What to do:
Return exactly, and only, the lines from the one holding "Write the matplotlib code for this chart." through the one holding "ylo, yhi = 0.95, 1.3", both included; the pictures stay out.

-- Start of Records supplied --

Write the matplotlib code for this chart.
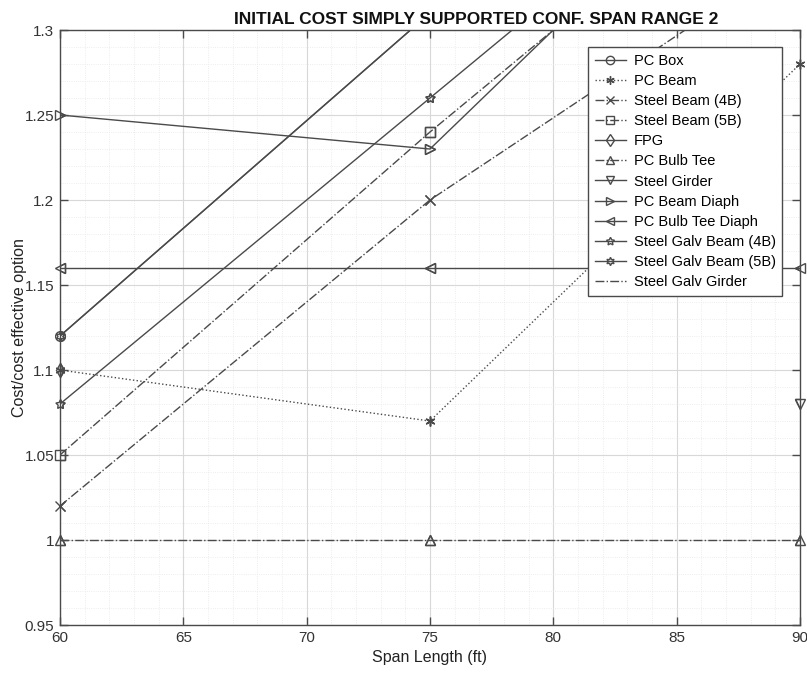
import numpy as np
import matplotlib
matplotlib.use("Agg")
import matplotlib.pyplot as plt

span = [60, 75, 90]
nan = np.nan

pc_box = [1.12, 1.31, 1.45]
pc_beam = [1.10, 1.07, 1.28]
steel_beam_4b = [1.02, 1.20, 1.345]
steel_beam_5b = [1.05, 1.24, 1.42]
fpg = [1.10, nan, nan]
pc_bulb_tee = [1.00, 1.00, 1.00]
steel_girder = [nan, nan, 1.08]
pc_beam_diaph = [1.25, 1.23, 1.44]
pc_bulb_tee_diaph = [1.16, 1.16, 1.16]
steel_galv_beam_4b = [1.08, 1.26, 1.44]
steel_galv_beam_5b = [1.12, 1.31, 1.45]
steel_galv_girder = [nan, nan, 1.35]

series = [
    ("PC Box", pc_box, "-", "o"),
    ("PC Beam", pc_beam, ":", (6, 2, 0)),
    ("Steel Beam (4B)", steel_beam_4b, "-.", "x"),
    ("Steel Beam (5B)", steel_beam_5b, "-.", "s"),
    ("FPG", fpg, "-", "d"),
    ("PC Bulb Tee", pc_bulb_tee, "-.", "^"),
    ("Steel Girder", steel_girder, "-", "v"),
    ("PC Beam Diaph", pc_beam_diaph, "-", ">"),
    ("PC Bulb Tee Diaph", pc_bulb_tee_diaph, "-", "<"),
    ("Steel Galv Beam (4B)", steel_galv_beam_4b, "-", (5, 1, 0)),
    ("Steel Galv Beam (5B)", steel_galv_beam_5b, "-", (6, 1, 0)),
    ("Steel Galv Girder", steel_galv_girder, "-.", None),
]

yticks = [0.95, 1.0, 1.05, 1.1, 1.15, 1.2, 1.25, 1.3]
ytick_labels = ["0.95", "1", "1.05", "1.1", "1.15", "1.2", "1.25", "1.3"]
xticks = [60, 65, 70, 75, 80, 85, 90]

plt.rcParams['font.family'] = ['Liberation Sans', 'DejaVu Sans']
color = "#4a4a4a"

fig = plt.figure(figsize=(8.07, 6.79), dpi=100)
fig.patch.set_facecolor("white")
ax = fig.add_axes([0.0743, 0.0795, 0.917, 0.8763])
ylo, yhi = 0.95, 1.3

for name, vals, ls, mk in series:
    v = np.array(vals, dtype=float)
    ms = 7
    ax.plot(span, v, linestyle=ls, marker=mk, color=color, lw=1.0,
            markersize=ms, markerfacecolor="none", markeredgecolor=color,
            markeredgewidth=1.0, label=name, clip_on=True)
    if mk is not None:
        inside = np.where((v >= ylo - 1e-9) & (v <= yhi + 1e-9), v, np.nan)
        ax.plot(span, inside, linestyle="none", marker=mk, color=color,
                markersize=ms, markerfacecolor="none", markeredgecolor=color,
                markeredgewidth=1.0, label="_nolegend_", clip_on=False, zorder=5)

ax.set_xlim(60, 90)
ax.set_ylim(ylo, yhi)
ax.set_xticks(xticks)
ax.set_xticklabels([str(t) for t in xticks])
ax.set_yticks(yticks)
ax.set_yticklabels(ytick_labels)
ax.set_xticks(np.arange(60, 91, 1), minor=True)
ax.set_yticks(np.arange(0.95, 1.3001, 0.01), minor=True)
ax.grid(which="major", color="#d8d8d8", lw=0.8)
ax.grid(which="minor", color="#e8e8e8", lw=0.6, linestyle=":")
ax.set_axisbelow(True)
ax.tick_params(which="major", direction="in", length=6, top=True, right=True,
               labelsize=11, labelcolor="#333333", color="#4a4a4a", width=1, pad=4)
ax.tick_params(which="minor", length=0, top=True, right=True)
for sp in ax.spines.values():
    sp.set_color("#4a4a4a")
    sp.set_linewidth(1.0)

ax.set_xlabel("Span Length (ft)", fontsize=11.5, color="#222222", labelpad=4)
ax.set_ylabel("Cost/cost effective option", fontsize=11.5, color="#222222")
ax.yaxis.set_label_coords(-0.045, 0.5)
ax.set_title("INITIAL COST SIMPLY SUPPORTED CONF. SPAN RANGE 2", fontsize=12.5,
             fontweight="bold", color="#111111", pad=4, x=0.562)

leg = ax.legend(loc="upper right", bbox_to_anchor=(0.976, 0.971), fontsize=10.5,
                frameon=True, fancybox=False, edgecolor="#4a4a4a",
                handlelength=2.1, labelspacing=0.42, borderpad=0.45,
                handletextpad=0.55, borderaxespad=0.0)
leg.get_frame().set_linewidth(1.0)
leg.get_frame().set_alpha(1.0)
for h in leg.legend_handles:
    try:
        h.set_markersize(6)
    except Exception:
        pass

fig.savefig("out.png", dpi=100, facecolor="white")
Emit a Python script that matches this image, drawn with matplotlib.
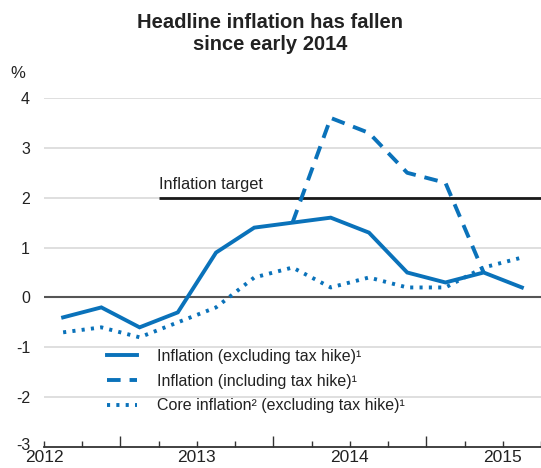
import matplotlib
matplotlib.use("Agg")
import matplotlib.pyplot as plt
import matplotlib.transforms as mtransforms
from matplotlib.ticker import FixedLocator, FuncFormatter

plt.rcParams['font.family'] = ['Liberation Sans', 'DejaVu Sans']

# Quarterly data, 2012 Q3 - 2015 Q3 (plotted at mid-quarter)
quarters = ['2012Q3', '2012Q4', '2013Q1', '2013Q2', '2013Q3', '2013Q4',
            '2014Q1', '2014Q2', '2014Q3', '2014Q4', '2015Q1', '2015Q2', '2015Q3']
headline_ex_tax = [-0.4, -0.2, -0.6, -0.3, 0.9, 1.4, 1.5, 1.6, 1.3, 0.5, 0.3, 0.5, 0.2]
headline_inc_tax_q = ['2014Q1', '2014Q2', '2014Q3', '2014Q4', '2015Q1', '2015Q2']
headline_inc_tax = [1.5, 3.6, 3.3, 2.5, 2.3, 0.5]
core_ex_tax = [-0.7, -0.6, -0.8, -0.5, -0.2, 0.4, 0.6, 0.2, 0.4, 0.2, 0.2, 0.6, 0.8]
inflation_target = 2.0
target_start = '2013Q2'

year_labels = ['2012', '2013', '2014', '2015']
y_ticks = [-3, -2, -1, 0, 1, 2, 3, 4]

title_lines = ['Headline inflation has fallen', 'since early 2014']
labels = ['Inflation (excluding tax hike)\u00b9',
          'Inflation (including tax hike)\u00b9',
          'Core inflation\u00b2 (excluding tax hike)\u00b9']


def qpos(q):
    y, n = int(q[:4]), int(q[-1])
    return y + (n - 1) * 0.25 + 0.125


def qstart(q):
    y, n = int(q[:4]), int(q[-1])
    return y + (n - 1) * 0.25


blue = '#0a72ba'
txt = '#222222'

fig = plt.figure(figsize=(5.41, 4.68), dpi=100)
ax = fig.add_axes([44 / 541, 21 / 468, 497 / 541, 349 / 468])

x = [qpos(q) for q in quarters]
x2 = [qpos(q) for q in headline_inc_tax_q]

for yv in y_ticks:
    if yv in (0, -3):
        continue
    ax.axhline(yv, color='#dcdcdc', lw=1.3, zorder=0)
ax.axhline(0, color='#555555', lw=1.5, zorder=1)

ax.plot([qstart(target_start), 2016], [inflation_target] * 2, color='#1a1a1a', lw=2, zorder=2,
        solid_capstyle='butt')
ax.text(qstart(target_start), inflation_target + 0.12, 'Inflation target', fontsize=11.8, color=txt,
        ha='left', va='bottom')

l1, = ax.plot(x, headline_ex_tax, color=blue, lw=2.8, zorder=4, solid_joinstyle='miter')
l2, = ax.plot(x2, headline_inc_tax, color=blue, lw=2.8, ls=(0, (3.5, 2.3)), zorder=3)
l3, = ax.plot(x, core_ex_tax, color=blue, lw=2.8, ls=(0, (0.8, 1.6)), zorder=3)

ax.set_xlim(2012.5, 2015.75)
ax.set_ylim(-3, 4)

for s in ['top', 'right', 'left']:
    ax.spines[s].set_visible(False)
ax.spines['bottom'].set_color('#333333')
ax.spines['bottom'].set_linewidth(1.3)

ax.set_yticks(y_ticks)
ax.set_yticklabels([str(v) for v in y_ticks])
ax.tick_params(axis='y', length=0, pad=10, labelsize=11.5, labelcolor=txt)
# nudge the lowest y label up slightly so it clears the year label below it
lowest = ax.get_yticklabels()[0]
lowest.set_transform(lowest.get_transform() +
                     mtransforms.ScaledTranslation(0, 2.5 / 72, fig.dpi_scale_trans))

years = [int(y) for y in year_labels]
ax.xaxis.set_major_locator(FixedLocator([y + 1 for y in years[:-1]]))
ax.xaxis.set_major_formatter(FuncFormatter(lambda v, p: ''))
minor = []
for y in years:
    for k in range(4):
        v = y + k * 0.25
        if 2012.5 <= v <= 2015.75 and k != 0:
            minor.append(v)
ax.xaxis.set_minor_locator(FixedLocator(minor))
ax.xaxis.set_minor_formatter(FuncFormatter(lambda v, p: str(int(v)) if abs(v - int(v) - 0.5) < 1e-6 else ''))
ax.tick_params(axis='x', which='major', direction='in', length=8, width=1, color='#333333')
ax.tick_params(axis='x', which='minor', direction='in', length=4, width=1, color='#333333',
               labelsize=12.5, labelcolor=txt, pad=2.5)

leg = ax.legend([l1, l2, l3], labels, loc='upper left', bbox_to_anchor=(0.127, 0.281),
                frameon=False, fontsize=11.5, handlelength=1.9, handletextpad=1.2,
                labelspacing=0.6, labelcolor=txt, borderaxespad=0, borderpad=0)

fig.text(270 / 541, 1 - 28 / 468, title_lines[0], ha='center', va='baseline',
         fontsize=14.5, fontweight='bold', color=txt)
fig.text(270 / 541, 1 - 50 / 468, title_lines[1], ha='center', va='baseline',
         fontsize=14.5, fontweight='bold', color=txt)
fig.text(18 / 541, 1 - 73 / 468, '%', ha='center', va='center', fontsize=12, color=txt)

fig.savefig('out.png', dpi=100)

-- End of Records supplied --
-- Start of Records supplied --

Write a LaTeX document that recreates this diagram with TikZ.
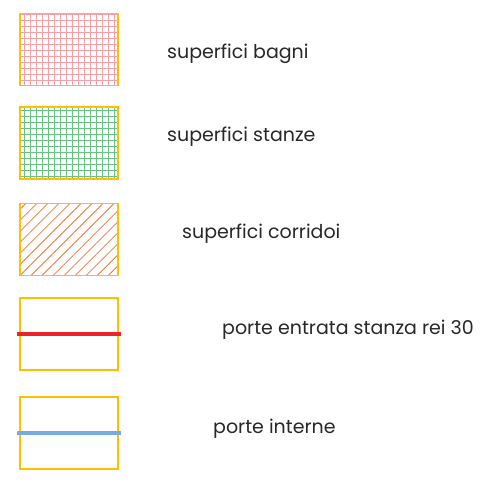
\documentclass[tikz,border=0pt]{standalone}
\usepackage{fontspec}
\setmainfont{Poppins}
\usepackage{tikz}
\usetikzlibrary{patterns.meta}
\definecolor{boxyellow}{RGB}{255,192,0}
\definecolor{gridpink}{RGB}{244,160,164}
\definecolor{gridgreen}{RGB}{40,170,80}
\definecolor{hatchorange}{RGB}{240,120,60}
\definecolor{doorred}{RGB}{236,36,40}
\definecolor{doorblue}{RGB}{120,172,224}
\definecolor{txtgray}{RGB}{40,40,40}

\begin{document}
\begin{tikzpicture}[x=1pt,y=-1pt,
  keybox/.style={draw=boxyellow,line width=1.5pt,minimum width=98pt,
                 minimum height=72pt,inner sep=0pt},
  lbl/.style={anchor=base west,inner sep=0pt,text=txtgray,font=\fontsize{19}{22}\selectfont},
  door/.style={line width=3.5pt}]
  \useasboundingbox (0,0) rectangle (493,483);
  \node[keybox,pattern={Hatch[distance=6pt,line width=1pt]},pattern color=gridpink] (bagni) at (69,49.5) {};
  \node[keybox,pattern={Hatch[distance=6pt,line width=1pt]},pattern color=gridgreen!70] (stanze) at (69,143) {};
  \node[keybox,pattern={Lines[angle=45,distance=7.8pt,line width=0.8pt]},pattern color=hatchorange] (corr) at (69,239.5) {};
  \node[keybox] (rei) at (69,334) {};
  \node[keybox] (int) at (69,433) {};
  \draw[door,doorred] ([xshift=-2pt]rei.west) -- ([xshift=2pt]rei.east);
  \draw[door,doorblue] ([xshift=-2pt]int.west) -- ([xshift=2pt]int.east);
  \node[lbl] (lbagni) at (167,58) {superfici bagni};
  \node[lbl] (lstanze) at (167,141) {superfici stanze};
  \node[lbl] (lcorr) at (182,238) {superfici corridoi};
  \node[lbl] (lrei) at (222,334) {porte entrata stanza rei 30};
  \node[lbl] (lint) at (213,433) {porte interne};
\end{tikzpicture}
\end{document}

-- End of Records supplied --

Complete response:
Write the matplotlib code for this chart.
import numpy as np
import matplotlib
matplotlib.use("Agg")
import matplotlib.pyplot as plt

span = [60, 75, 90]
nan = np.nan

pc_box = [1.12, 1.31, 1.45]
pc_beam = [1.10, 1.07, 1.28]
steel_beam_4b = [1.02, 1.20, 1.345]
steel_beam_5b = [1.05, 1.24, 1.42]
fpg = [1.10, nan, nan]
pc_bulb_tee = [1.00, 1.00, 1.00]
steel_girder = [nan, nan, 1.08]
pc_beam_diaph = [1.25, 1.23, 1.44]
pc_bulb_tee_diaph = [1.16, 1.16, 1.16]
steel_galv_beam_4b = [1.08, 1.26, 1.44]
steel_galv_beam_5b = [1.12, 1.31, 1.45]
steel_galv_girder = [nan, nan, 1.35]

series = [
    ("PC Box", pc_box, "-", "o"),
    ("PC Beam", pc_beam, ":", (6, 2, 0)),
    ("Steel Beam (4B)", steel_beam_4b, "-.", "x"),
    ("Steel Beam (5B)", steel_beam_5b, "-.", "s"),
    ("FPG", fpg, "-", "d"),
    ("PC Bulb Tee", pc_bulb_tee, "-.", "^"),
    ("Steel Girder", steel_girder, "-", "v"),
    ("PC Beam Diaph", pc_beam_diaph, "-", ">"),
    ("PC Bulb Tee Diaph", pc_bulb_tee_diaph, "-", "<"),
    ("Steel Galv Beam (4B)", steel_galv_beam_4b, "-", (5, 1, 0)),
    ("Steel Galv Beam (5B)", steel_galv_beam_5b, "-", (6, 1, 0)),
    ("Steel Galv Girder", steel_galv_girder, "-.", None),
]

yticks = [0.95, 1.0, 1.05, 1.1, 1.15, 1.2, 1.25, 1.3]
ytick_labels = ["0.95", "1", "1.05", "1.1", "1.15", "1.2", "1.25", "1.3"]
xticks = [60, 65, 70, 75, 80, 85, 90]

plt.rcParams['font.family'] = ['Liberation Sans', 'DejaVu Sans']
color = "#4a4a4a"

fig = plt.figure(figsize=(8.07, 6.79), dpi=100)
fig.patch.set_facecolor("white")
ax = fig.add_axes([0.0743, 0.0795, 0.917, 0.8763])
ylo, yhi = 0.95, 1.3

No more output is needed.